What is interesting is that founders today are no longer choosing jurisdictions only for incorporation convenience or tax efficiency. They are evaluating banking support, licensing pathways, regulator accessibility, app store positioning, and long-term survivability. The market has become far more mature.

Q: Smart contracts and decentralized autonomous organizations (DAOs) raise fascinating questions about liability, governance, and accountability. Do existing legal frameworks adequately address these emerging structures, or do we need entirely new legal approaches?

A: Existing legal frameworks are trying to adapt, but they are still catching up to how decentralized systems actually function in practice. The biggest challenge with DAOs is that decentralization often exists on a spectrum, not as an absolute.

In many projects, there are still identifiable developers, multisig signers, treasury controllers, governance leaders or core contributors influencing decisions. So when disputes arise, regulators and courts naturally start asking, who is actually responsible here?

We are already seeing globally that regulators are becoming less willing to accept “the protocol” or “the DAO” as a complete answer when real financial activity or user harm is involved. The Tornado Cash discussions and increasing scrutiny around DAO governance structures are examples of that shift.

At the same time, I do not think we need an entirely separate legal system for DAOs. What we need are more adaptive frameworks that recognize decentralized governance while still preserving accountability where necessary. That is why many projects today still use legal wrappers like foundations, LLCs, offshore entities — because eventually every decentralized ecosystem still has to interact with banks, courts, employees, investors, or app stores in the real world.

The future will probably be hybrid structures: legally recognized entities combined with decentralized operational governance.
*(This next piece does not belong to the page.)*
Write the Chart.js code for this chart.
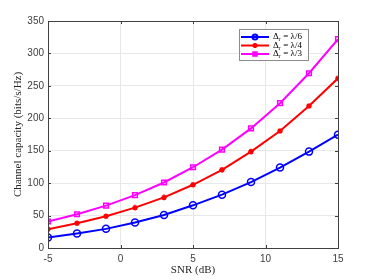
<!DOCTYPE html>
<html>
<head>
<meta charset="utf-8">
<script src="https://cdn.jsdelivr.net/npm/chart.js@4.4.0/dist/chart.umd.min.js"></script>
<style>
  html, body { margin: 0; padding: 0; background: #fff; }
  #wrap { width: 374px; height: 280px; }
</style>
</head>
<body>
<div id="wrap"><canvas id="capChart" width="374" height="280"></canvas></div>
<script>
// SNR points (dB)
const snr = [-5, -3, -1, 1, 3, 5, 7, 9, 11, 13, 15];
// channel capacity (bits/s/Hz) for each antenna spacing
const capL6 = [16.3, 22.4, 29.5, 39.2, 51, 65.8, 82.2, 101.6, 124, 148.6, 174.7];
const capL4 = [29, 38.2, 49, 62.2, 78, 97.5, 120.5, 148.6, 180.3, 219, 261.6];
const capL3 = [40.8, 52, 65.3, 81.6, 101, 124.5, 151.7, 184.4, 223.3, 269.5, 322];
const seriesLabels = ['λ/6', 'λ/4', 'λ/3'];
const xTicks = [-5, 0, 5, 10, 15];
const yTicks = [0, 50, 100, 150, 200, 250, 300, 350];

const axisColor = '#404040';
const tickFont = { family: 'Liberation Sans, Arial, sans-serif', size: 10 };

function pts(vals) {
  return snr.map((x, i) => ({ x, y: vals[i] }));
}

// MATLAB-ish box, inward ticks and legend inside the axes
const boxPlugin = {
  id: 'boxPlugin',
  afterDraw(chart) {
    const ctx = chart.ctx;
    const a = chart.chartArea;
    const xs = chart.scales.x, ys = chart.scales.y;
    ctx.save();
    ctx.strokeStyle = axisColor;
    ctx.lineWidth = 1;
    ctx.strokeRect(Math.round(a.left) + 0.5, Math.round(a.top) + 0.5,
      Math.round(a.right - a.left), Math.round(a.bottom - a.top));
    ctx.beginPath();
    xTicks.forEach(v => {
      const px = Math.round(xs.getPixelForValue(v)) + 0.5;
      ctx.moveTo(px, a.bottom); ctx.lineTo(px, a.bottom - 3);
      ctx.moveTo(px, a.top); ctx.lineTo(px, a.top + 3);
    });
    yTicks.forEach(v => {
      const py = Math.round(ys.getPixelForValue(v)) + 0.5;
      ctx.moveTo(a.left, py); ctx.lineTo(a.left + 3, py);
      ctx.moveTo(a.right, py); ctx.lineTo(a.right - 3, py);
    });
    ctx.stroke();

    // legend
    const lx = 239, ly = 29, lw = 69, lh = 31;
    ctx.fillStyle = '#fff';
    ctx.fillRect(lx, ly, lw, lh);
    ctx.strokeStyle = '#8c8c8c';
    ctx.strokeRect(lx + 0.5, ly + 0.5, lw, lh);
    chart.data.datasets.forEach((ds, i) => {
      const y = ly + 8 + i * 8.5;
      ctx.strokeStyle = ds.borderColor;
      ctx.lineWidth = 2;
      ctx.beginPath();
      ctx.moveTo(lx + 2, y); ctx.lineTo(lx + 30, y);
      ctx.stroke();
      ctx.fillStyle = 'transparent';
      Chart.helpers.drawPoint(ctx, {
        pointStyle: ds.pointStyle, radius: 2.5, rotation: 0,
        borderWidth: 1.5
      }, lx + 16, y);
      ctx.fillStyle = '#000';
      ctx.textBaseline = 'middle';
      ctx.font = '9px "Liberation Serif", serif';
      ctx.fillText('Δ', lx + 34, y);
      ctx.font = '6px "Liberation Serif", serif';
      ctx.fillText('r', lx + 39.5, y + 2.5);
      ctx.font = '9px "Liberation Serif", serif';
      ctx.fillText(' = ' + seriesLabels[i], lx + 42, y);
    });
    ctx.restore();
  }
};

function makeDataset(vals, color, style, r) {
  return {
    data: pts(vals),
    borderColor: color,
    backgroundColor: 'transparent',
    pointBorderColor: color,
    pointBackgroundColor: 'transparent',
    pointStyle: style,
    pointRadius: r,
    pointBorderWidth: 1.5,
    borderWidth: 2,
    tension: 0
  };
}

new Chart(document.getElementById('capChart'), {
  type: 'line',
  data: {
    datasets: [
      makeDataset(capL6, '#0000ff', 'circle', 3.5),
      makeDataset(capL4, '#ff0000', 'star', 2.8),
      makeDataset(capL3, '#ff00ff', 'rect', 3.3)
    ]
  },
  options: {
    responsive: false,
    animation: false,
    layout: { padding: { top: 21, right: 36, bottom: 3, left: 12 } },
    plugins: { legend: { display: false }, tooltip: { enabled: false } },
    scales: {
      x: {
        type: 'linear',
        min: -5, max: 15,
        afterBuildTicks: s => { s.ticks = xTicks.map(v => ({ value: v })); },
        afterFit: s => { s.height = 29; },
        grid: { color: '#e8e8e8', tickLength: 0, drawTicks: false },
        border: { color: axisColor },
        ticks: { color: '#404040', font: tickFont, padding: 5 },
        title: {
          display: true, text: 'SNR (dB)', color: '#262626',
          font: { family: 'Liberation Serif, serif', size: 11 }, padding: { top: 0, bottom: 0 }
        }
      },
      y: {
        min: 0, max: 350,
        afterBuildTicks: s => { s.ticks = yTicks.map(v => ({ value: v })); },
        afterFit: s => { s.width = 36; },
        grid: { color: '#e8e8e8', tickLength: 0, drawTicks: false },
        border: { color: axisColor },
        ticks: { color: '#404040', font: tickFont, padding: 4 },
        title: {
          display: true, text: 'Channel capacity (bits/s/Hz)', color: '#262626',
          font: { family: 'Liberation Serif, serif', size: 11 }, padding: { top: 0, bottom: 0 }
        }
      }
    }
  },
  plugins: [boxPlugin]
});
</script>
</body>
</html>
That balance is where the industry seems to be moving.

Five-Year Outlook: Blockchain as Infrastructure and the Risks the Industry Underestimates

Q: Looking ahead five years, what opportunities in blockchain law and regulation are you most excited about, and what risks do you think the industry still underestimates?

A: What excites me most is that blockchain is finally moving beyond purely speculative conversations and becoming real infrastructure. Over the next five years, I think we will see blockchain integrate quietly into industries like payments, digital identity, IP ownership, creator economies, AI verification, and global licensing systems — often without users even realizing blockchain is running underneath.
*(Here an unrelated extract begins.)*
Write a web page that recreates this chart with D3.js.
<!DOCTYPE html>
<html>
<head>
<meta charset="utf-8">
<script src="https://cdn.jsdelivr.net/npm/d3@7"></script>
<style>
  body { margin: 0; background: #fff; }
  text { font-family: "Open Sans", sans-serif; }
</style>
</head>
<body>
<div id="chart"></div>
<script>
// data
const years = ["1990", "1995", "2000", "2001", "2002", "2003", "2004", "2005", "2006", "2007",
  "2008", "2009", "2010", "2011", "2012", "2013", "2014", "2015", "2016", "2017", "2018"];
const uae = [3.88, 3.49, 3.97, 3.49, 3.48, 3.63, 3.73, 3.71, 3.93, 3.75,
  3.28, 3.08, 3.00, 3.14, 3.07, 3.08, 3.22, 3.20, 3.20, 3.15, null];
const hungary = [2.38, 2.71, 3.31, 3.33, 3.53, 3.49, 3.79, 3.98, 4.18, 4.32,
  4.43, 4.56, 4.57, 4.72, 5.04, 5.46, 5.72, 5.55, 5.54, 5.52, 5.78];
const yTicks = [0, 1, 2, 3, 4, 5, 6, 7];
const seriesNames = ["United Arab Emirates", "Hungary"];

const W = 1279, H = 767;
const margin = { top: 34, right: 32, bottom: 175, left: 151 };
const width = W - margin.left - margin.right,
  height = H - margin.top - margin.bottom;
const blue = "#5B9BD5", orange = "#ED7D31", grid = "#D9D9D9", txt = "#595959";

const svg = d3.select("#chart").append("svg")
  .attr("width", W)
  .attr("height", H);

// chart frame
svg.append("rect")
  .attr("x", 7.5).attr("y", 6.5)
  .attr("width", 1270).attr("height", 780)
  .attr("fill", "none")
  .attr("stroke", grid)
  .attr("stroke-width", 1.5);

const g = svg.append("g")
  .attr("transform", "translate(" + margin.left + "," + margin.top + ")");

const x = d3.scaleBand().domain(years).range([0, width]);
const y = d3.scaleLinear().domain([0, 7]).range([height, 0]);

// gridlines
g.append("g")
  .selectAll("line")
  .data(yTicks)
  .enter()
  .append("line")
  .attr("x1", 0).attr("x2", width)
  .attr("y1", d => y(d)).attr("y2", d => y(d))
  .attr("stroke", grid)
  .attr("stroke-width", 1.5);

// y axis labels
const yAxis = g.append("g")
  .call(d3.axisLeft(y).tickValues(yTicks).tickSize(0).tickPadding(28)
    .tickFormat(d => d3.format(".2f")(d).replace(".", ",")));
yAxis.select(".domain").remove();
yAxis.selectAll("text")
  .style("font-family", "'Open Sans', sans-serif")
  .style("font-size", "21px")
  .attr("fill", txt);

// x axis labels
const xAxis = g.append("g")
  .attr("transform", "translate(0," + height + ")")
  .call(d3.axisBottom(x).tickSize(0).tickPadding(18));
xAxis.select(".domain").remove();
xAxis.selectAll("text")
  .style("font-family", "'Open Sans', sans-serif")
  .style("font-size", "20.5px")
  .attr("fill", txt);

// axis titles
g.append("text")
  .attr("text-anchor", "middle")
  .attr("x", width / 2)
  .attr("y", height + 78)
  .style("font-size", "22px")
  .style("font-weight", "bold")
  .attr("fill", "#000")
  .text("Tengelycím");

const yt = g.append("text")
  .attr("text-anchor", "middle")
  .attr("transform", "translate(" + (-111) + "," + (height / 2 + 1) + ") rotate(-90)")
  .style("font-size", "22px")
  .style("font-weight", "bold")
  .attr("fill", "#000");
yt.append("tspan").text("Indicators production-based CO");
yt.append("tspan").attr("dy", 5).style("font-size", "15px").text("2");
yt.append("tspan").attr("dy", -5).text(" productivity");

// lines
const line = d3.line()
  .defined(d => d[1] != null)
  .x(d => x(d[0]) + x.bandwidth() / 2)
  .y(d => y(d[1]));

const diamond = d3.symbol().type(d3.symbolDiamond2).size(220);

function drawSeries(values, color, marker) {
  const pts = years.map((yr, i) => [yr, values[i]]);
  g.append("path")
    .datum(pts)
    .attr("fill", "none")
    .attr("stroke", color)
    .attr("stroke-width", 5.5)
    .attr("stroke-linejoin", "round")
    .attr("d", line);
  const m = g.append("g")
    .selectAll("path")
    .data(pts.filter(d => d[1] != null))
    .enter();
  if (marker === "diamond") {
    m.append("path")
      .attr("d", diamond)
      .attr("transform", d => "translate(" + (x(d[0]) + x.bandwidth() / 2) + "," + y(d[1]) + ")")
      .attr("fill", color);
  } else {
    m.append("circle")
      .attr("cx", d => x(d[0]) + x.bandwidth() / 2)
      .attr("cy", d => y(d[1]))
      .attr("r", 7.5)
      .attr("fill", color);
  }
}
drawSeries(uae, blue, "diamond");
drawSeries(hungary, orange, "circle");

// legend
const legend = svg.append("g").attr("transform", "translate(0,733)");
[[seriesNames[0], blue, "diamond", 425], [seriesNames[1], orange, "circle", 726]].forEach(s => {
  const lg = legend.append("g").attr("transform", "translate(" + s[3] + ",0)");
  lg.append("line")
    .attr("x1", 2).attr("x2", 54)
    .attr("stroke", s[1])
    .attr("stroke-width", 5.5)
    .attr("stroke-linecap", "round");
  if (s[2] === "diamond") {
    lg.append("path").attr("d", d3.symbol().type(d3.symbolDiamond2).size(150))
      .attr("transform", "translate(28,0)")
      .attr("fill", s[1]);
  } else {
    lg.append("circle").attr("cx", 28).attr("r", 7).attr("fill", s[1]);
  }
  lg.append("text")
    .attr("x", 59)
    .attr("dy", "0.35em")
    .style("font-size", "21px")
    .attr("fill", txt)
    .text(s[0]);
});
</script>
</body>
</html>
Personally, I am very interested in the intersection of AI and blockchain. As AI-generated content scales, questions around authenticity, ownership, provenance, and licensing are going to become massive. I just did a mock trial on AI last week with a live jury vote wherein we recorded statements from AI engineers who exhibited the training process and even cross examined GPT 4 asking questions about its training datasets. Blockchain can play a meaningful role there, especially in verification and rights management. Also, along with Pivot, a global web 3 accelerator, we have built a platform worldip.ai wherein blockchain time stamping is used to generate proof of copyright.

However, I think the industry still underestimates governance risk. A lot of projects are technologically advanced but operationally immature. They handle significant user funds and communities without strong governance systems, internal accountability, dispute mechanisms, or crisis planning.

The other underestimated risk is reputational and regulatory fatigue. The industry sometimes assumes innovation alone is enough, but long-term adoption depends on trust. The projects that survive the next five years will not just be technically innovative — they will be the ones that can withstand scrutiny from regulators, platforms, institutions, and users alike.